The farmland is beautiful along this 10km stretch and the rolling road lets you keep the pace high and hopefully avoid the magpies that sit waiting in the clusters of trees along the way. But the climb doesn’t let you stay comfortable for too long as the road gets really grippy again soon enough, with a 4km section at 6% past the Cobungra Cattle station.
The station’s high altitude and pure air helps produce premium Wagyu beef from cattle with ‘great health, lung capacity and vigour’. You’ll possibly need the same to move out of the valley.

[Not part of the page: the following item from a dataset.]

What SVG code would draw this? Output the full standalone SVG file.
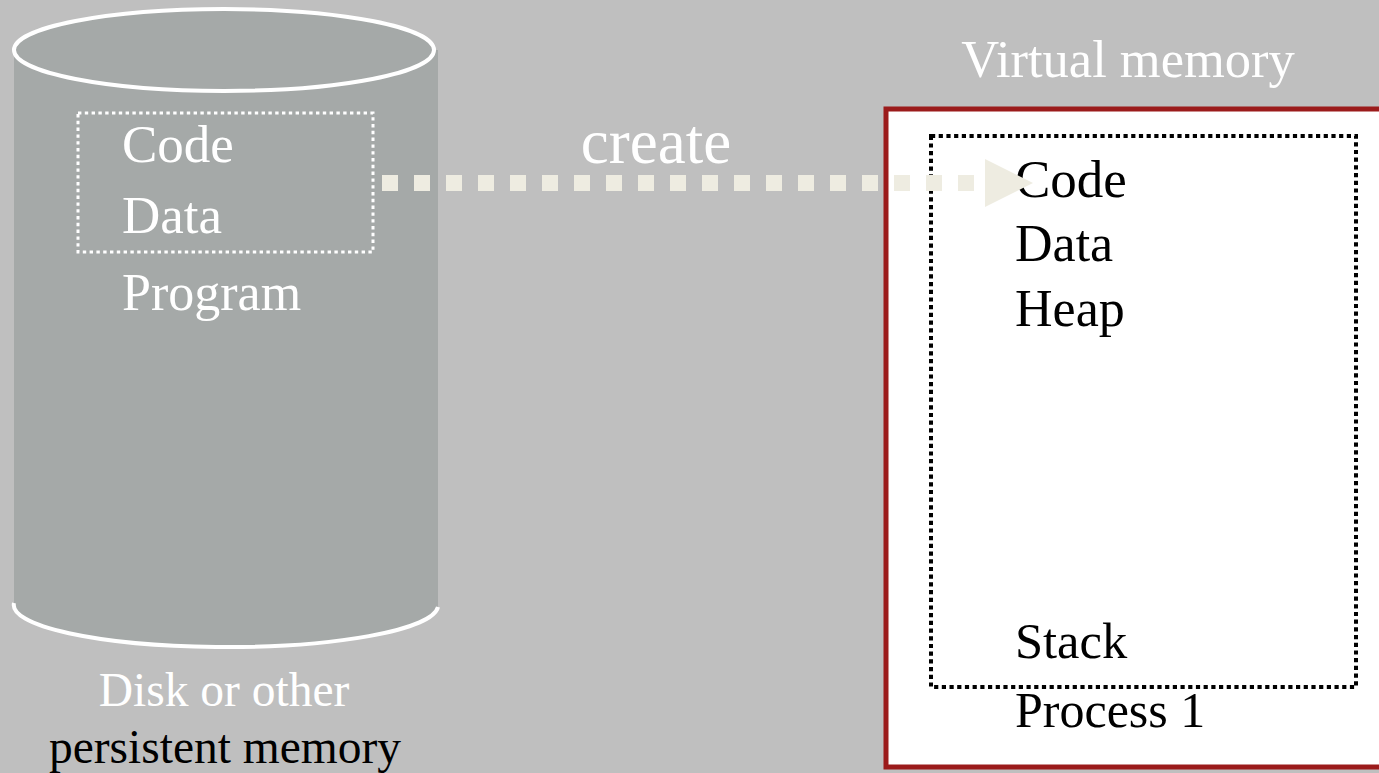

But once at the top, you’ll be into familiar territory again as the alpine colours, views and sounds will appear to join you on the final 14km to Dinner Plain.
This final section is more swansong than gut buster as it averages only 2.3% and is a nice way to end the longest challenge of the 7 Peaks. From the outside, the Dinner Plain climb seems an odd inclusion to the 7 Peaks. It has the most isolated starting position, which makes it a logistical challenge from the beginning. The climb doesn’t ascend to a ‘peak’ but instead sweeps through rolling farmland across a high altitude plain. But once the challenge is tackled, the appreciation grows for the climb and you understand Dinner Plain’s place amongst the greats of the 7 Peaks Challenge.
When you should ride Dinner Plain
The isolated location of Dinner Plain means any time of day is a great day in terms of traffic. Its open nature means there is more room on the road for passing cars compared to other smaller alpine roads. The heat of the sun can concentrate down in Omeo, so a cooler day could be the better option.
Where to stay
Staying at Dinner Plain or Mt Hotham means you can link both Hotham and Dinner Plain climbs from the one location. You can also stay off mountain in either Bright or Omeo.
Where to eat
The ride starts at a bakery so that might be a good place to start eating! There are also other options around Omeo and up at Dinner Plain. The Mountain Kitchen on the left of the main square/circle at Dinner Plain offers a few life-saving snack options after the long climb. Hidden away on the outskirts of town is also the Blizzard Brewery Company. The country’s highest brewery, though maybe head there after your ride is done as opposed to before!
Starting point – Omeo Bakery, 194 Great Alpine Rd, Omeo
Finishing point – Dinner Plain Village Entrance, Great Alpine Rd, Dinner Plain
Distance – 42.7km
Height gained – 943m
Average gradient – 2%
KOM – Andrew Stalder 1:30:38
QOM – Nusha Kerin 2:01:40
Paper Passport Stamping Station
Dinner Plain Hut, ppen 24 hours a day
Pacing – It’s a long one, so splitting the climb into sections can help overcome the prolonged pain. The first section out of Omeo requires the most energy so aim to get to the top of that as fresh as possible so you can keep the momentum along the flatter sections around the farmland. The climb past Cobungra requires the next boost of energy but after that it gets easier although the concentration may wander. Keep focused on pedalling a smooth cadence in a gear that’s not too hard nor too light. Also focus on maintaining momentum off the small descents along the way.
Food – The Dinner Plain is very isolated for most of its 42km so aim to be self-sufficient for the whole length.